Semantic GUI Scene Learning and Video Alignment for Detecting Duplicate Video-based Bug Reports
Yanfu Yan, Nathan Cooper, Oscar Chaparro, Kevin Moran, and Denys Poshyvanyk
Proceedings of the 46th IEEE/ACM International Conference on Software Engineering (ICSE'24)
Abstract: Video-based bug reports are increasingly being used to document bugs for programs centered around a graphical user interface (GUI). However, developing automated techniques to manage video-based reports is challenging as it requires identifying and understanding often nuanced visual patterns that capture key information about a reported bug. In this paper, we aim to overcome these challenges by advancing the bug report management task of duplicate detection for video-based reports. To this end, we introduce a new approach, called Janus, that adapts the scene-learning capabilities of vision transformers to capture subtle visual and textual patterns that manifest on app UI screens — which is key to differentiating between similar screens for accurate duplicate report detection.
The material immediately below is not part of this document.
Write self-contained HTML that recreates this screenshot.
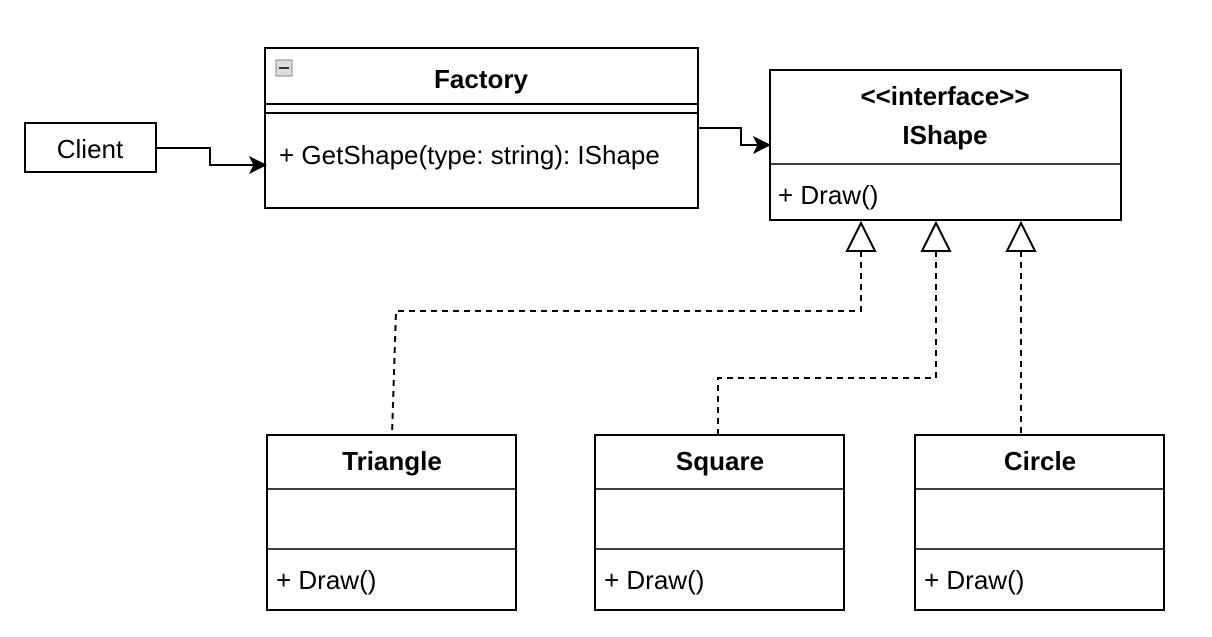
<!DOCTYPE html>
<html><head><style>body{margin:0;background:#fff}svg{display:block}text{font-family:"Liberation Sans",sans-serif;fill:#000}</style></head>
<body>
<svg width="1212" height="637" viewBox="0 0 1212 637" xmlns="http://www.w3.org/2000/svg">
<g stroke="#000" stroke-width="2" fill="none">
<rect x="25" y="123" width="131" height="49"/>
<rect x="265" y="48" width="433" height="160"/>
<line x1="265" y1="104" x2="698" y2="104"/>
<line x1="265" y1="113" x2="698" y2="113"/>
<rect x="770" y="70" width="351" height="150"/>
<line x1="770" y1="164" x2="1121" y2="164" stroke-width="1.5"/>
<rect x="267" y="435" width="249" height="175"/>
<line x1="267" y1="489" x2="516" y2="489" stroke-width="1.5"/>
<line x1="267" y1="549" x2="516" y2="549" stroke-width="1.5"/>
<rect x="595" y="435" width="249" height="175"/>
<line x1="595" y1="489" x2="844" y2="489" stroke-width="1.5"/>
<line x1="595" y1="549" x2="844" y2="549" stroke-width="1.5"/>
<rect x="915" y="435" width="249" height="175"/>
<line x1="915" y1="489" x2="1164" y2="489" stroke-width="1.5"/>
<line x1="915" y1="549" x2="1164" y2="549" stroke-width="1.5"/>
<polyline points="156,148 210,148 210,165 254,165"/>
<polyline points="698,128 741,128 741,145 760,145"/>
<g stroke-dasharray="6,5">
<polyline points="861,251 861,311 396,311 392,435"/>
<polyline points="936,251 936,378 718,378 718,435"/>
<polyline points="1021,251 1021,435"/>
</g>
<polygon points="861,223 847,251 875,251" fill="#fff"/>
<polygon points="936,223 922,251 950,251" fill="#fff"/>
<polygon points="1021,223 1007,251 1035,251" fill="#fff"/>
</g>
<polygon points="266,165 250,157 254,165 250,173" fill="#000" stroke="#000" stroke-width="1"/>
<polygon points="770,145 754,137 758,145 754,153" fill="#000" stroke="#000" stroke-width="1"/>
<rect x="276" y="60" width="16" height="16" fill="#ddd" stroke="#888"/>
<line x1="279" y1="68" x2="289" y2="68" stroke="#333" stroke-width="2"/>
<g font-size="26">
<text x="90" y="158" text-anchor="middle">Client</text>
<text x="481" y="88" font-weight="bold" text-anchor="middle">Factory</text>
<text x="279" y="164">+ GetShape(type: string): IShape</text>
<text x="945" y="105" font-weight="bold" text-anchor="middle">&lt;&lt;interface&gt;&gt;</text>
<text x="945" y="144" font-weight="bold" text-anchor="middle">IShape</text>
<text x="778" y="204">+ Draw()</text>
<text x="392" y="470" font-weight="bold" text-anchor="middle">Triangle</text>
<text x="720" y="470" font-weight="bold" text-anchor="middle">Square</text>
<text x="1040" y="470" font-weight="bold" text-anchor="middle">Circle</text>
<text x="276" y="589">+ Draw()</text>
<text x="604" y="589">+ Draw()</text>
<text x="924" y="589">+ Draw()</text>
</g>
</svg>
</body></html>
Janus also makes use of a video alignment technique capable of adaptive weighting of video frames to account for typical bug manifestation patterns. In a comprehensive evaluation on a benchmark containing 7,290 duplicate detection tasks derived from 270 video-based bug reports from 90 Android app bugs, the best configuration of our approach achieves an overall mRR/mAP of 89.8%/84.7%, and for the large majority of duplicate detection tasks, outperforms prior work by ≈9% to a statistically significant degree. Finally, we qualitatively illustrate how the scene-learning capabilities provided by Janus benefits its performance.